4.24.2015

How China Brands Took Over the World’s Hottest SUV Marke

Bloomberg Business, April 17, 2015



BYD Co.'s Sport-Utility Vehicles
BYD Co. S6 sport-utility vehicles (SUV) move along the production line at the company's assembly plant in the Pingshan district of Shenzhen, China. Photographer: Brent Lewin/Bloomberg

After years of losing out to foreign brands, China’s automakers are winning in the world’s hottest SUV market by employing a tried-and-tested strategy: offering them cheap. 

By flooding the market with comparable models at lower prices, Chinese automakers accounted for eight of the 10 bestselling sport utility vehicles in the first quarter, crowding out global nameplates like Toyota Motor Corp.’s RAV4 and Honda Motor Co.’s CR-V. 

Chinese-branded SUV sales more than doubled in the first quarter to overtake foreign nameplates in the segment this year, accounting for 56 percent of all deliveries, according to data from the China Association of Automobile Manufacturers.
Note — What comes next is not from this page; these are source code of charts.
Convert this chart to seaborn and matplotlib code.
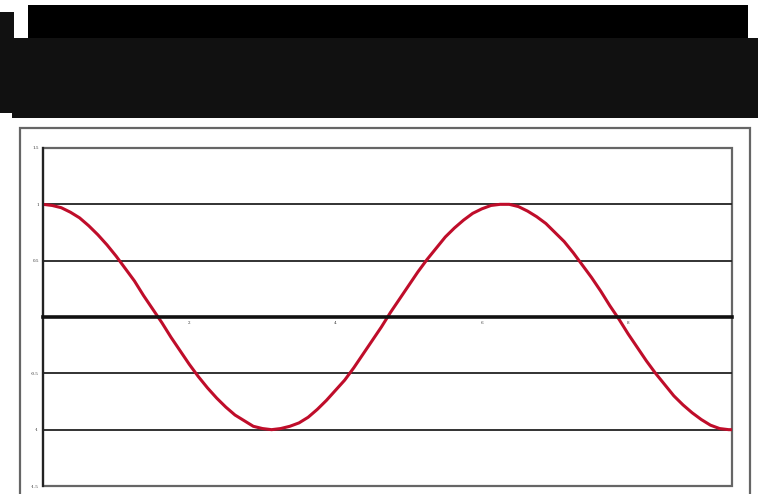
import matplotlib
matplotlib.use("Agg")
import matplotlib.pyplot as plt
from matplotlib.patches import Rectangle
import seaborn as sns
import pandas as pd

# Data (one and a half periods of a wave)
x_vals = [0.0, 0.125, 0.25, 0.375, 0.5, 0.625, 0.75, 0.875, 1.0, 1.125, 1.25, 1.375,
          1.5, 1.625, 1.75, 1.875, 2.0, 2.125, 2.25, 2.375, 2.5, 2.625, 2.75, 2.875,
          3.0, 3.125, 3.25, 3.375, 3.5, 3.625, 3.75, 3.875, 4.0, 4.125, 4.25, 4.375,
          4.5, 4.625, 4.75, 4.875, 5.0, 5.125, 5.25, 5.375, 5.5, 5.625, 5.75, 5.875,
          6.0, 6.125, 6.25, 6.375, 6.5, 6.625, 6.75, 6.875, 7.0, 7.125, 7.25, 7.375,
          7.5, 7.625, 7.75, 7.875, 8.0, 8.125, 8.25, 8.375, 8.5, 8.625, 8.75, 8.875,
          9.0, 9.125, 9.25, 9.375, 9.42]
y_vals = [1.00, 0.99, 0.97, 0.93, 0.88, 0.81, 0.73, 0.64, 0.54, 0.43, 0.32, 0.19,
          0.07, -0.05, -0.18, -0.30, -0.42, -0.53, -0.63, -0.72, -0.80, -0.87, -0.92, -0.97,
          -0.99, -1.00, -0.99, -0.97, -0.94, -0.89, -0.82, -0.74, -0.65, -0.56, -0.45, -0.33,
          -0.21, -0.09, 0.04, 0.16, 0.28, 0.40, 0.51, 0.61, 0.71, 0.79, 0.86, 0.92,
          0.96, 0.99, 1.00, 1.00, 0.98, 0.94, 0.89, 0.83, 0.75, 0.67, 0.57, 0.46,
          0.35, 0.23, 0.10, -0.02, -0.15, -0.27, -0.39, -0.50, -0.60, -0.70, -0.78, -0.85,
          -0.91, -0.96, -0.99, -1.00, -1.00]
x_ticks = [2, 4, 6, 8]
x_tick_labels = ["2", "4", "6", "8"]
y_ticks = [-1.5, -1, -0.5, 0, 0.5, 1, 1.5]
y_tick_labels = ["-1.5", "-1", "-0.5", "", "0.5", "1", "1.5"]

df = pd.DataFrame({"x": x_vals, "y": y_vals})

sns.set_theme(style="white")
plt.rcParams['font.family'] = ['DejaVu Serif', 'DejaVu Sans']

fig = plt.figure(figsize=(7.58, 4.94), dpi=100)
W, H = 758, 494

def fig_rect(x0, y0, x1, y1, **kw):
    fig.patches.append(Rectangle((x0 / W, 1 - y1 / H), (x1 - x0) / W, (y1 - y0) / H,
                                 transform=fig.transFigure, figure=fig, **kw))

# Dark title blocks at the top
fig_rect(28, 5, 748, 40, facecolor="#000000", edgecolor="none")
fig_rect(0, 12, 14, 113, facecolor="#111111", edgecolor="none")
fig_rect(12, 38, 758, 118, facecolor="#111111", edgecolor="none")
# Outer chart frame
fig_rect(20, 128, 750, 505, facecolor="none", edgecolor="#666666", linewidth=1.6)

ax = fig.add_axes([43 / W, 1 - 486 / H, (732 - 43) / W, (486 - 148) / H])
sns.lineplot(data=df, x="x", y="y", ax=ax, color="#bf0d2a", linewidth=2.2)

ax.set_xlim(0, 9.42)
ax.set_ylim(-1.5, 1.5)
for yv in [-1, -0.5, 0.5, 1]:
    ax.axhline(yv, color="#222222", linewidth=1.3, zorder=1)

ax.spines['bottom'].set_position(('data', 0))
ax.spines['bottom'].set_color("#111111")
ax.spines['bottom'].set_linewidth(2.6)
ax.spines['left'].set_color("#222222")
ax.spines['left'].set_linewidth(1.6)
ax.spines['top'].set_visible(False)
ax.spines['right'].set_visible(False)
ax.add_patch(Rectangle((0, 0), 1, 1, transform=ax.transAxes, facecolor="none",
                       edgecolor="#666666", linewidth=1.6, clip_on=False, zorder=0))

ax.set_xticks(x_ticks)
ax.set_xticklabels(x_tick_labels, fontsize=3)
ax.set_yticks(y_ticks)
ax.set_yticklabels(y_tick_labels, fontsize=3)
ax.tick_params(axis='both', length=0, pad=3, colors="#333333")
ax.set_xlabel("")
ax.set_ylabel("")

fig.savefig("out.png", dpi=100)
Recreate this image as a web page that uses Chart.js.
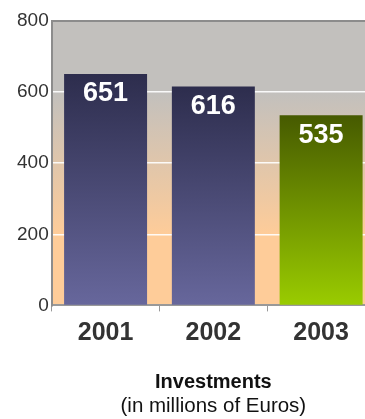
<!DOCTYPE html>
<html>
<head>
<meta charset="utf-8">
<script src="https://cdn.jsdelivr.net/npm/chart.js@4"></script>
<style>
  html, body { margin: 0; padding: 0; background: #fff; overflow: hidden; }
  #wrap { width: 375px; height: 419px; }
</style>
</head>
<body>
<div id="wrap"><canvas id="investChart" width="375" height="419"></canvas></div>
<script>
const years = ['2001', '2002', '2003']
const investments = [651, 616, 535]
const yTicks = [0, 200, 400, 600, 800]
const titleLines = ['Investments', '(in millions of Euros)']

// top / bottom colours of each bar's gradient
const barTops = ['#2d2d4d', '#2d2d4d', '#465a00']
const barBottoms = ['#67679c', '#67679c', '#9acc00']

const FONT = "'Liberation Sans', Arial, sans-serif"

// grey-to-peach fill behind the bars
const plotBackground = {
    id: 'plotBackground',
    beforeDraw(chart) {
        const { ctx, chartArea: a, scales: { y } } = chart
        const g = ctx.createLinearGradient(0, y.getPixelForValue(600), 0, y.getPixelForValue(200))
        g.addColorStop(0, '#c2c0bd')
        g.addColorStop(1, '#fecc99')
        ctx.save()
        ctx.fillStyle = g
        ctx.fillRect(a.left, a.top, a.right - a.left, a.bottom - a.top)
        ctx.restore()
    }
}

// white value written inside the top of each bar
const valueLabels = {
    id: 'valueLabels',
    afterDatasetsDraw(chart) {
        const { ctx } = chart
        const meta = chart.getDatasetMeta(0)
        ctx.save()
        ctx.font = `bold 27px ${FONT}`
        ctx.fillStyle = '#fff'
        ctx.textAlign = 'center'
        ctx.textBaseline = 'middle'
        meta.data.forEach((bar, i) => {
            ctx.fillText(String(investments[i]), bar.x, bar.y + 20)
        })
        ctx.restore()
    }
}

const barFill = (c) => {
    const { chart, dataIndex } = c
    if (!chart.chartArea) return barBottoms[dataIndex]
    const y = chart.scales.y
    const g = chart.ctx.createLinearGradient(
        0, y.getPixelForValue(investments[dataIndex]),
        0, y.getPixelForValue(0)
    )
    g.addColorStop(0, barTops[dataIndex])
    g.addColorStop(1, barBottoms[dataIndex])
    return g
}

new Chart(document.getElementById('investChart'), {
    type: 'bar',
    data: {
        labels: years,
        datasets: [
            {
                data: investments,
                backgroundColor: barFill,
                borderWidth: 0,
                barPercentage: 0.77,
                categoryPercentage: 1
            }
        ]
    },
    options: {
        responsive: false,
        animation: false,
        layout: {
            padding: { left: 14, top: 21, right: 0, bottom: 0 }
        },
        plugins: {
            legend: { display: false },
            tooltip: { enabled: false },
            subtitle: {
                display: true,
                text: titleLines[1],
                position: 'bottom',
                fullSize: false,
                color: '#111',
                font: { family: FONT, size: 20.5, weight: 'normal' },
                padding: { top: 0, bottom: 0 }
            }
        },
        scales: {
            x: {
                grid: {
                    drawOnChartArea: false,
                    tickLength: 6,
                    color: '#999'
                },
                border: { color: '#999', width: 2 },
                ticks: {
                    color: '#333',
                    padding: 7,
                    font: { family: FONT, size: 25, weight: 'bold' }
                },
                title: {
                    display: true,
                    text: titleLines[0],
                    color: '#111',
                    font: { family: FONT, size: 20, weight: 'bold' },
                    padding: { top: 15, bottom: 0 }
                }
            },
            y: {
                min: 0,
                max: 800,
                afterBuildTicks: (scale) => {
                    scale.ticks = yTicks.map((v) => ({ value: v }))
                },
                grid: {
                    drawTicks: false,
                    color: (c) => {
                        const v = c.tick.value
                        if (v === 800) return '#8c8c8c'
                        if (v === 0) return 'rgba(0,0,0,0)'
                        return 'rgba(255,255,255,0.9)'
                    },
                    lineWidth: (c) => (c.tick.value === 800 ? 2 : 1.5)
                },
                border: { color: '#8c8c8c', width: 2 },
                ticks: {
                    color: '#333',
                    padding: 3,
                    font: { family: FONT, size: 19 }
                }
            }
        }
    },
    plugins: [plotBackground, valueLabels]
})
</script>
</body>
</html>
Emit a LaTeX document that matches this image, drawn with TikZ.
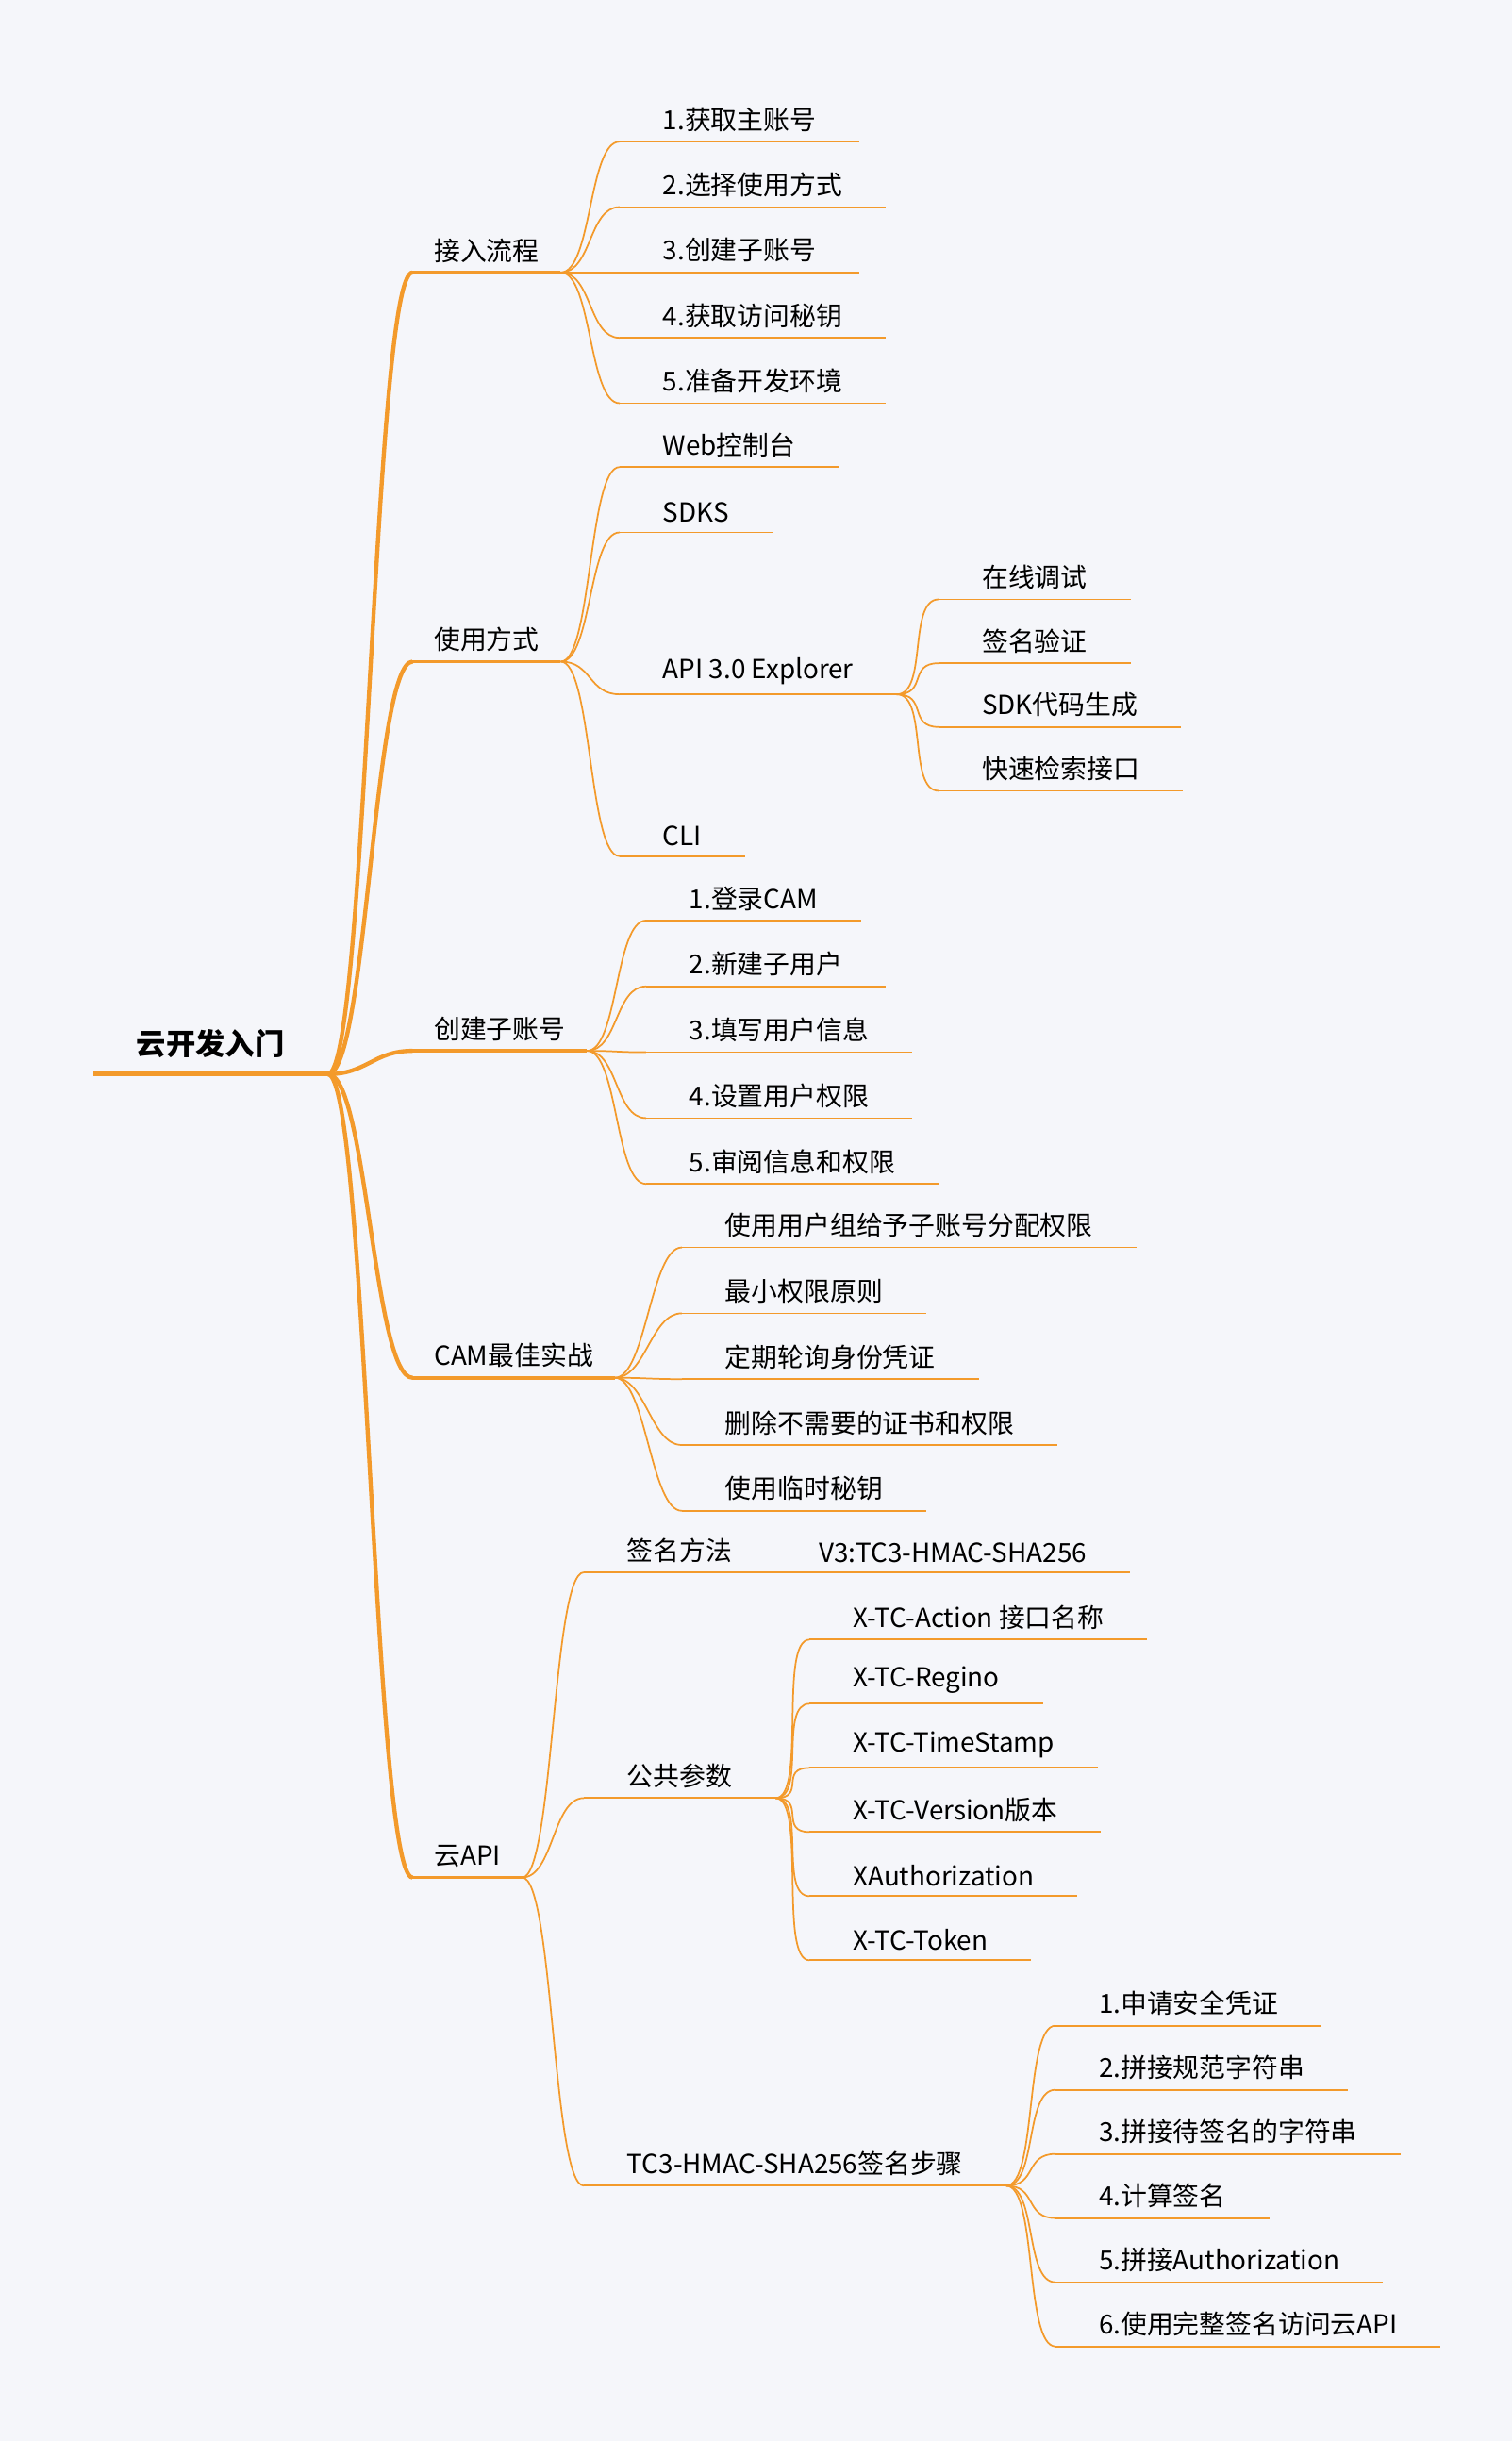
\documentclass[tikz,border=0pt]{standalone}
\usepackage{fontspec}
\setmainfont{Noto Sans CJK SC}
\definecolor{mmorange}{HTML}{F39A2B}
\definecolor{mmbg}{HTML}{F5F6FA}
\begin{document}
\begin{tikzpicture}[x=0.02cm,y=-0.02cm,
    topic/.style={anchor=south west,inner ysep=0.12cm,font=\fontsize{9.6}{11}\selectfont,
        append after command={(\tikzlastnode.south west) edge[draw=mmorange,line width=0.6pt] (\tikzlastnode.south east)}},
    leaf/.style={topic,inner xsep=0.55cm},
    main/.style={topic,inner xsep=0.27cm,
        append after command={(\tikzlastnode.south west) edge[draw=mmorange,line width=1.3pt] (\tikzlastnode.south east)}},
    root/.style={anchor=south west,inner xsep=0.55cm,inner ysep=0.2cm,font=\fontsize{10.8}{12}\selectfont\bfseries,
        append after command={(\tikzlastnode.south west) edge[draw=mmorange,line width=1.8pt] (\tikzlastnode.south east)}},
    link/.style={draw=mmorange,line width=0.6pt,to path={.. controls +(#1,0) and +(-#1,0) .. (\tikztotarget)}},
    link/.default=20]
\fill[mmbg] (0,0) rectangle (971,1568);
\useasboundingbox (0,0) rectangle (971,1568);

\node[root] (R) at (60,690) {云开发入门};
% main branches
\node[main] (A) at (265,175) {接入流程};
\node[main] (B) at (265,425) {使用方式};
\node[main] (C) at (265,675) {创建子账号};
\node[main] (D) at (265,885) {CAM最佳实战};
\node[main] (E) at (265,1206) {云API};
\foreach \m in {A,B,C,D,E}
    \path (R.south east) edge[link=25,line width=1.5pt] (\m.south west);

% 接入流程
\foreach \t [count=\i] in {1.获取主账号,2.选择使用方式,3.创建子账号,4.获取访问秘钥,5.准备开发环境} {
    \node[leaf] (A\i) at (398,49+42*\i) {\t};
    \path (A.south east) edge[link] (A\i.south west);
}

% 使用方式
\node[leaf] (B1) at (398,300) {Web控制台};
\node[leaf] (B2) at (398,342) {SDKS};
\node[leaf] (B3) at (398,446) {API 3.0 Explorer};
\node[leaf] (B4) at (398,550) {CLI};
\foreach \c in {B1,B2,B3,B4}
    \path (B.south east) edge[link] (\c.south west);
\foreach \t [count=\i] in {在线调试,签名验证,SDK代码生成,快速检索接口} {
    \node[leaf] (B3\i) at (603,344+41*\i) {\t};
    \path (B3.south east) edge[link] (B3\i.south west);
}

% 创建子账号
\foreach \t [count=\i] in {1.登录CAM,2.新建子用户,3.填写用户信息,4.设置用户权限,5.审阅信息和权限} {
    \node[leaf] (C\i) at (415,549+42.3*\i) {\t};
    \path (C.south east) edge[link] (C\i.south west);
}

% CAM最佳实战
\foreach \t [count=\i] in {使用用户组给予子账号分配权限,最小权限原则,定期轮询身份凭证,删除不需要的证书和权限,使用临时秘钥} {
    \node[leaf] (D\i) at (438,759+42.3*\i) {\t};
    \path (D.south east) edge[link] (D\i.south west);
}

% 云API
\node[leaf] (E1) at (375,1010) {签名方法};
\node[leaf] (E2) at (375,1155) {公共参数};
\node[leaf] (E3) at (375,1404) {TC3-HMAC-SHA256签名步骤};
\foreach \c in {E1,E2,E3}
    \path (E.south east) edge[link] (\c.south west);
\node[leaf,anchor=south west] (E11) at (E1.south east) {V3:TC3-HMAC-SHA256};
\foreach \t [count=\i] in {X-TC-Action 接口名称,X-TC-Regino,X-TC-TimeStamp,X-TC-Version版本,XAuthorization,X-TC-Token} {
    \node[leaf] (E2\i) at (520,1012+41.2*\i) {\t};
    \path (E2.south east) edge[link] (E2\i.south west);
}
\foreach \t [count=\i] in {1.申请安全凭证,2.拼接规范字符串,3.拼接待签名的字符串,4.计算签名,5.拼接Authorization,6.使用完整签名访问云API} {
    \node[leaf] (E3\i) at (678,1260+41.2*\i) {\t};
    \path (E3.south east) edge[link] (E3\i.south west);
}
\end{tikzpicture}
\end{document}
At the Shanghai auto show next week, Honda will unveil a full-sized SUV concept that will compete for attention with local offerings like BYD Co.’s new Song and Yuan SUVs. 

“A significant number of Chinese consumers are looking for a more affordable alternative to premium-priced foreign SUVs,” said Bill Russo, a Shanghai-based managing director at consultant Gao Feng Advisory. “Foreign automakers now need to price more aggressively as the market matures and becomes more hyper-competitive.” 

Almost half of the new and refreshed passenger vehicles slated for debut this year in China are SUVs, with about three-quarters of them from local automakers, according to estimates by Bloomberg Intelligence.

Cheaper SUVs

Global automakers are competing against names little known outside China: Anhui Jianghuai Automobile Co.’s Ruifeng S3, BAIC Motor Corp.’s Huansu and Chongqing Changan Automobile Co.’s CS35 all rank in the top 10 by sales. Great Wall Motor Co.’s H6, the most popular SUV in China, costs about half the price of Volkswagen AG’s Tiguan. 

The average price of the bestselling Chinese SUVs in the first quarter was was 82,900 yuan ($13,380), versus 167,300 yuan for the foreign makes, according to dealership quotations compiled by Autohome, a car-pricing website. 

The addition of new models is being accompanied by a surge in production. Annual output of SUVs in China is estimated to reach more than 7.04 million units in 2018, up from 4.32 million last year, according to researcher IHS Automotive.

Rare Win

The SUV success represents a rare win for China’s automakers, which have struggled despite heavy government intervention. Foreign companies are required to set up joint ventures with local carmakers to operate in the country, sharing profits and technology.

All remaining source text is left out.